A commenter on Hung's LinkedIn post raised the identification question directly: "How does an AI agent identify itself as such and to whom?" The Agent Policy requires self-identification as automated systems, but specifies no technical mechanism - no header format, no request metadata standard, no registration process. The implementation details have not been made public.
Amazon has not publicly clarified where the line sits between prohibited AI data extraction and ordinary operational software that uses API access in the course of standard fulfillment workflows.
A separate thread of observation in the comments concerned Rufus itself. One commenter noted that sentiment analysis - the exact function that review scraping enabled for researchers and tool providers - can now be performed directly through Rufus. "Traditionally analysts had to scrape the reviews and run analysis," the commenter wrote. "Rufus did it all." The implication is that closing the external pipeline does not eliminate the analytical capability; it migrates that capability inside Amazon's own infrastructure, where Amazon retains control over the output and the underlying data.
Three days to adapt
Hung's conclusion is direct about what the timeline means for sellers and tool providers operating on the platform. The workflows that functioned two months ago - pulling review data at scale, running automated catalog surveillance, operating AI agents without self-identification - now carry legal exposure rather than merely operating in a grey area.

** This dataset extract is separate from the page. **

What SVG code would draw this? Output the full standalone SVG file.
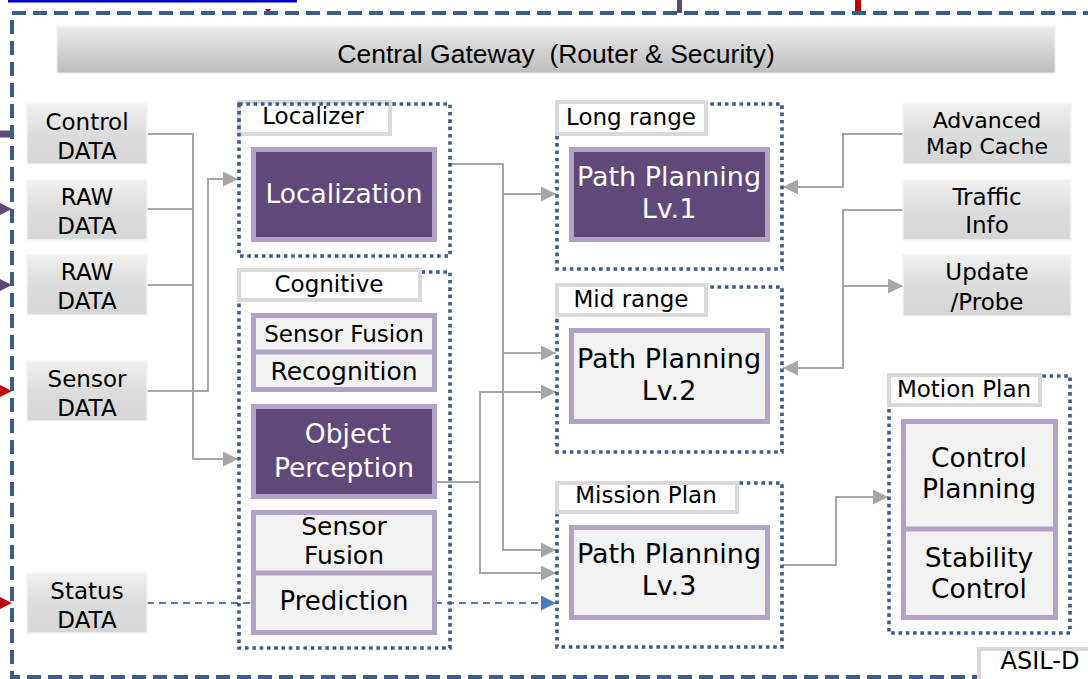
<svg xmlns="http://www.w3.org/2000/svg" width="1088" height="679" viewBox="0 0 1088 679">
  <defs>
    <linearGradient id="gwFill" x1="0" y1="0" x2="0" y2="1">
      <stop offset="0" stop-color="#eaeaea"/>
      <stop offset="1" stop-color="#bdbdbd"/>
    </linearGradient>
    <linearGradient id="dataFill" x1="0" y1="0" x2="0" y2="1">
      <stop offset="0" stop-color="#f0f0f0"/>
      <stop offset="0.5" stop-color="#dcdcdc"/>
      <stop offset="1" stop-color="#d6d6d6"/>
    </linearGradient>
    <marker id="arrGray" viewBox="0 0 15 15" markerWidth="15" markerHeight="15" refX="15" refY="7.5" orient="auto" markerUnits="userSpaceOnUse">
      <path d="M0,0 L15,7.5 L0,15 z" fill="#a6a6a6"/>
    </marker>
    <marker id="arrBlue" viewBox="0 0 15 15" markerWidth="15" markerHeight="15" refX="15" refY="7.5" orient="auto" markerUnits="userSpaceOnUse">
      <path d="M0,0 L15,7.5 L0,15 z" fill="#4a7ebb"/>
    </marker>
  </defs>
  <style>
    text { font-family: "DejaVu Sans", Verdana, sans-serif; text-anchor: middle; fill: #000; }
    .t23 { font-size: 23px; }
    .t26 { font-size: 26.5px; }
    .t27 { font-size: 27px; }
    .white { fill: #ffffff; }
    .gwtext { font-family: "Liberation Sans", Arial, sans-serif; font-size: 26.5px; white-space: pre; }
    .data { fill: url(#dataFill); stroke: #f4f4f4; stroke-width: 1.5; }
    .group { fill: none; stroke: #3a5d8c; stroke-width: 3.6; stroke-dasharray: 3.6 3.7; }
    .label { fill: #ffffff; stroke: #d9d9d9; stroke-width: 4; }
    .dark { fill: #5f497a; stroke: #b3a2c7; stroke-width: 5; }
    .light { fill: #f2f2f2; stroke: #b3a2c7; stroke-width: 5; }
    .div { stroke: #b3a2c7; stroke-width: 5; }
    .conn { fill: none; stroke: #a6a6a6; stroke-width: 2; }
    .dashconn { fill: none; stroke: #4a7ebb; stroke-width: 2; stroke-dasharray: 7 5; }
  </style>

  <rect width="1088" height="679" fill="#ffffff"/>

  <!-- incoming lines at the top edge -->
  <rect x="8" y="0" width="289" height="2.5" fill="#0000cc"/>
  <rect x="677" y="0" width="5" height="13" fill="#5f497a"/>
  <rect x="855" y="0" width="6" height="12" fill="#c00000"/>
  <path d="M265,9 L271,9 L268,13 z" fill="#c00000"/>

  <!-- incoming arrows at the left edge -->
  <rect x="0" y="130.5" width="12" height="7" fill="#5f497a"/>
  <path d="M0,203 L12,209 L0,215 z" fill="#5f497a"/>
  <path d="M0,279 L12,285 L0,291 z" fill="#5f497a"/>
  <path d="M0,385 L12,391 L0,397 z" fill="#c00000"/>
  <path d="M0,597 L12,603 L0,609 z" fill="#c00000"/>

  <!-- ASIL-D boundary -->
  <rect x="12" y="13" width="1100" height="664" fill="none" stroke="#3a5d8c" stroke-width="4" stroke-dasharray="14 7"/>

  <g id="gateway">
    <rect x="56" y="26" width="1000" height="48" fill="#f4f4f4"/>
    <rect x="57.5" y="27.5" width="997" height="45" fill="url(#gwFill)"/>
    <text class="gwtext" x="556" y="63" xml:space="preserve">Central Gateway  (Router &amp; Security)</text>
  </g>

  <!-- connectors -->
  <g id="connectors">
    <path class="conn" d="M147,134 H193 V459 H238" marker-end="url(#arrGray)"/>
    <path class="conn" d="M147,209 H193"/>
    <path class="conn" d="M147,285 H193"/>
    <path class="conn" d="M147,391 H208 V179 H238" marker-end="url(#arrGray)"/>
    <path class="dashconn" d="M147,603 H556" marker-end="url(#arrBlue)"/>
    <path class="conn" d="M451,164 H503 V550 H556" marker-end="url(#arrGray)"/>
    <path class="conn" d="M503,194 H556" marker-end="url(#arrGray)"/>
    <path class="conn" d="M503,353 H556" marker-end="url(#arrGray)"/>
    <path class="conn" d="M437,482 H480 V392 H556" marker-end="url(#arrGray)"/>
    <path class="conn" d="M480,482 V573 H556" marker-end="url(#arrGray)"/>
    <path class="conn" d="M903,134 H843 V187 H783" marker-end="url(#arrGray)"/>
    <path class="conn" d="M903,210 H843 V368 H783" marker-end="url(#arrGray)"/>
    <path class="conn" d="M843,286 H903" marker-end="url(#arrGray)"/>
    <path class="conn" d="M783,565 H836 V497 H888" marker-end="url(#arrGray)"/>
  </g>

  <!-- input data -->
  <g id="control-data">
    <rect class="data" x="27" y="104" width="120" height="60"/>
    <text class="t23" x="87" y="130">Control</text>
    <text class="t23" x="87" y="159">DATA</text>
  </g>
  <g id="raw-data-1">
    <rect class="data" x="27" y="180" width="120" height="60"/>
    <text class="t23" x="87" y="205">RAW</text>
    <text class="t23" x="87" y="234">DATA</text>
  </g>
  <g id="raw-data-2">
    <rect class="data" x="27" y="255" width="120" height="60"/>
    <text class="t23" x="87" y="280">RAW</text>
    <text class="t23" x="87" y="309">DATA</text>
  </g>
  <g id="sensor-data">
    <rect class="data" x="27" y="361" width="120" height="60"/>
    <text class="t23" x="87" y="387">Sensor</text>
    <text class="t23" x="87" y="416">DATA</text>
  </g>
  <g id="status-data">
    <rect class="data" x="27" y="573" width="120" height="60"/>
    <text class="t23" x="87" y="599">Status</text>
    <text class="t23" x="87" y="628">DATA</text>
  </g>

  <!-- Localizer -->
  <g id="localizer">
    <rect class="label" x="239" y="102" width="151" height="32"/>
    <rect class="group" x="239" y="104" width="211" height="152"/>
    <text class="t23" x="313" y="124">Localizer</text>
    <rect class="dark" x="253.5" y="149.5" width="181" height="90"/>
    <text class="t26 white" x="344" y="203">Localization</text>
  </g>

  <!-- Cognitive -->
  <g id="cognitive">
    <rect class="group" x="239" y="272" width="211" height="376"/>
    <rect class="label" x="239" y="270" width="181" height="30"/>
    <text class="t23" x="329" y="292">Cognitive</text>
    <g id="recognition">
      <rect class="light" x="253.5" y="315.5" width="181" height="74"/>
      <line class="div" x1="251" y1="352" x2="437" y2="352"/>
      <text class="t23" x="344" y="342">Sensor Fusion</text>
      <text style="font-size: 25px;" x="344" y="380">Recognition</text>
    </g>
    <g id="object-perception">
      <rect class="dark" x="253.5" y="406.5" width="181" height="90"/>
      <text class="t26 white" x="348" y="443">Object</text>
      <text class="t26 white" x="344" y="477">Perception</text>
    </g>
    <g id="prediction">
      <rect class="light" x="253.5" y="512.5" width="181" height="120"/>
      <line class="div" x1="251" y1="573" x2="437" y2="573"/>
      <text style="font-size: 25px;" x="344" y="535">Sensor</text>
      <text style="font-size: 25px;" x="344" y="564">Fusion</text>
      <text style="font-size: 26px;" x="344" y="610">Prediction</text>
    </g>
  </g>

  <!-- Path planning levels -->
  <g id="long-range">
    <rect class="group" x="557" y="104" width="225" height="165"/>
    <rect class="label" x="557" y="102" width="149" height="32"/>
    <text class="t23" x="631" y="125">Long range</text>
    <rect class="dark" x="571.5" y="149.5" width="196" height="90"/>
    <text class="t27 white" x="669" y="186">Path Planning</text>
    <text class="t27 white" x="669" y="218">Lv.1</text>
  </g>
  <g id="mid-range">
    <rect class="group" x="557" y="287" width="225" height="165"/>
    <rect class="label" x="557" y="285" width="149" height="30"/>
    <text class="t23" x="631" y="307">Mid range</text>
    <rect class="light" x="571.5" y="330.5" width="196" height="91"/>
    <text class="t27" x="669" y="368">Path Planning</text>
    <text class="t27" x="669" y="400">Lv.2</text>
  </g>
  <g id="mission-plan">
    <rect class="group" x="557" y="483" width="225" height="164"/>
    <rect class="label" x="557" y="483" width="180" height="29"/>
    <text class="t23" x="646" y="503">Mission Plan</text>
    <rect class="light" x="571.5" y="527.5" width="196" height="90"/>
    <text class="t27" x="669" y="563">Path Planning</text>
    <text class="t27" x="669" y="595">Lv.3</text>
  </g>

  <!-- external services -->
  <g id="map-cache">
    <rect class="data" x="903" y="104" width="168" height="60"/>
    <text style="font-size: 22px;" x="987" y="128">Advanced</text>
    <text style="font-size: 22px;" x="987" y="154">Map Cache</text>
  </g>
  <g id="traffic-info">
    <rect class="data" x="903" y="180" width="168" height="60"/>
    <text class="t23" x="987" y="205">Traffic</text>
    <text class="t23" x="987" y="233">Info</text>
  </g>
  <g id="update-probe">
    <rect class="data" x="903" y="255" width="168" height="61"/>
    <text class="t23" x="987" y="280">Update</text>
    <text class="t23" x="987" y="310">/Probe</text>
  </g>

  <!-- Motion plan -->
  <g id="motion-plan">
    <rect class="group" x="889" y="376" width="181" height="257"/>
    <rect class="label" x="889" y="375" width="151" height="30"/>
    <text class="t23" x="964" y="397">Motion Plan</text>
    <rect class="light" x="903.5" y="421.5" width="152" height="196"/>
    <line class="div" x1="901" y1="529" x2="1058" y2="529"/>
    <text class="t26" x="979" y="467">Control</text>
    <text class="t26" x="979" y="498">Planning</text>
    <text class="t26" x="979" y="567">Stability</text>
    <text class="t26" x="979" y="598">Control</text>
  </g>

  <g id="asil-d">
    <rect class="label" x="979" y="649" width="120" height="34"/>
    <text style="font-size: 24px;" x="1040" y="669">ASIL-D</text>
  </g>
</svg>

"For sellers and service providers, this means the open research environment is closing. Tools that pull unlimited data or track competitor catalogs in real time will face restrictions. The workflows that worked two months ago need to be rebuilt around what Amazon now permits."
The acceptance mechanism requires no affirmative action. Continuing to use Selling Services after March 4 constitutes acceptance of the new terms. Any tool provider or seller who remains active on the platform is contractually bound, regardless of whether they read the Seller Central announcement posted on February 17.
Hung's closing point cuts to the core of the situation. "The sellers who adapt fastest are the ones who stop depending on data access they never formally had." The phrasing acknowledges something the industry has been slow to confront. Much of what third-party tools delivered was built on access that Amazon permitted through inaction rather than through grant - and as of March 4, that distinction has legal weight.
Timeline
- February 2024 - Amazon launches Rufus in beta, training the assistant on product catalog, customer reviews, and web data; review language becomes a direct AI signal
- July 12, 2024 - Rufus expands to all US customers just ahead of Prime Day, anchoring commercial dependence on review data
- September 17, 2025 - Amazon introduces agentic AI across the seller platform, transforming Seller Assistant into an autonomous system operating on proprietary data
- November 4, 2025 - Amazon files federal lawsuit against Perplexity AI for unauthorized deployment of AI agents into its platform
- November 11-12, 2025 - Amazon launches Ads Agent and unified Campaign Manager at unBoxed 2025, consolidating AI-driven access inside its own infrastructure
- November 18, 2025 - Rufus passes 300 million users with 149% monthly user growth and 210% interaction growth year-over-year; $12 billion in estimated incremental revenue
- February 2, 2026 - Amazon Ads MCP Server enters open beta at IAB ALM, opening a controlled and supervised channel for AI interaction with advertising APIs
- February 17, 2026 - Amazon posts BSA update to Seller Central forums; PPC Land reports the announcement and the 15-day window to the effective date
- February 26, 2026 - Vanessa Hung, CEO of Online Seller Solutions, publishes LinkedIn analysis connecting the review cap and BSA update as coordinated steps in a data pipeline closure strategy; 95 reactions, 19 comments
- March 1, 2026 - Three days remain before the effective date; no public clarification from Amazon on the scope of "automated software" or the technical implementation for agent self-identification
- March 4, 2026 - Updated Business Solutions Agreement and new Agent Policy take legal effect; continued use of Selling Services constitutes acceptance
Summary
Who: Vanessa Hung, CEO of Online Seller Solutions, provided the core analysis published on LinkedIn on February 26, 2026. Amazon is the actor behind the policy changes. Third-party sellers, software providers, and AI tool developers accessing the Amazon marketplace are directly affected by the new terms.
What: Hung argues that Amazon's review visibility cap and the updated Business Solutions Agreement - introducing a formal Agent Policy effective March 4, 2026 - are coordinated steps to close the data pipeline that allowed third-party AI tools to build intelligence systems using Amazon's marketplace data without authorization or compensation. The Agent Policy requires all automated systems to self-identify, comply continuously, and cease access on demand.
When: The BSA update was announced on February 17, 2026, and takes effect on March 4, 2026 - three days from the current date of March 1, 2026. Hung published her analysis on February 26, 2026.
Where: The policy applies across Amazon's US and Canada selling services, with a new standalone agreement for the Mexico store. Hung's analysis was published on LinkedIn and reached the Amazon seller, e-commerce, and advertising technology community directly.
Why: According to Hung, Amazon is acting because third-party tools had constructed behavioral intelligence systems from Amazon's data - pricing histories, review language, catalog structures, ranking patterns - entirely outside Amazon's infrastructure and without compensation. With Rufus generating an estimated $12 billion in incremental revenue, review highlights receiving hundreds of millions of weekly impressions, and advertising revenue at $17.7 billion in a single quarter, the review and behavioral data underlying these products carries measurable commercial value that Amazon is now formalizing legal protection over.